By Matt Vensel, The Baltimore Sun
8:54 PM CDT, September 7, 2012
In an interview with The Baltimore Sun, NFL Players Association president Domonique Foxworth said Friday that he was disappointed in Maryland House of Delegates member Emmett C. Burns Jr., a Democrat from Baltimore County, who sent a letter to Ravens owner Steve Bisciotti that urged him to silence Brendon Ayanbadejo. The Ravens linebacker has used his platform to voice his support for same-sex marriage.
“I don’t know if I can come up with a strong enough word, but his request was asinine,” Foxworth said.

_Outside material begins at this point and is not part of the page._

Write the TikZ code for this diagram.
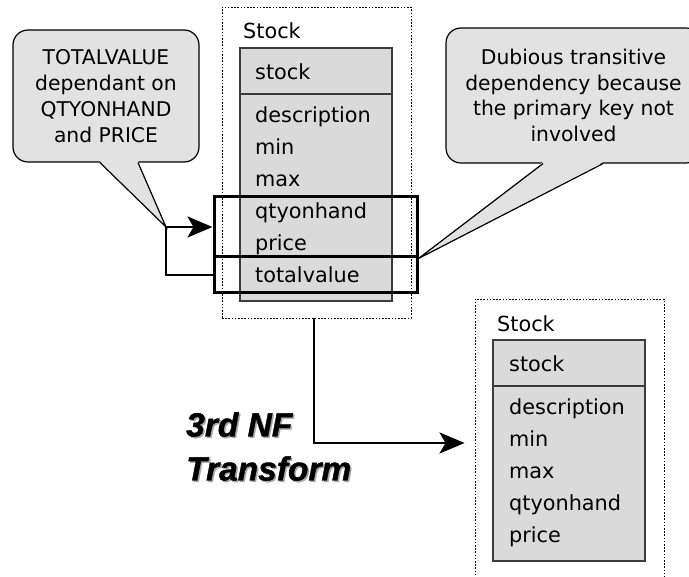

“It was frustrating and disappointing, but I was encouraged by the support that Brendon received from the football world, from Chris Kluwe from the Vikings -- his letter on Deadspin may not be appropriate for the newspaper, but it was nice to see that support -- and the support that the Ravens have given him was great,” said Foxworth, who played for the Ravens from 2009 to 2011. “Even the fans were really supportive of him.”
Foxworth, who has had a busy day with suspensions being overturned in the New Orleans Saints bounty case, got fired up when first heard about the letter Burns wrote and wanted to stand up for his former teammate.
“I guess the really surprising thing was that once I heard about it, I looked up who Emmitt Burns was,” Foxworth said. “Just to see a 70-something-year-old man who grew up in Jackson, Mississippi, who shares a first name with Emmitt Till, who was essentially a martyr for freedom of speech and freedom of expression… For someone who has had that unique life experience to encourage silencing an individual, you would assume it would go against what everyone someone like that would believe. I can’t imagine that a black person growing up in Mississippi would have ever been in favor of quieting someone’s free speech. It’s odd.”
He says the NFLPA will always support players who use the platform that comes with being a professional athlete to voice their opinions on social issues, even if some people may disagree with those opinions.
“A player should do what they’re comfortable with,” said Foxworth, a Randallstown native who attended college at Maryland. “I don’t think football players are different than any other human beings, with the exception of having a large platform. I think that’s all the reason to speak out. Whether people agree with what you’re saying or not, it’s your right to say it. I don’t think any social issues have been solved by silencing one group.”
He added: “I think Brendon’s commendable. To step out into the fire and say something controversial, that’s not something that comes lightly.”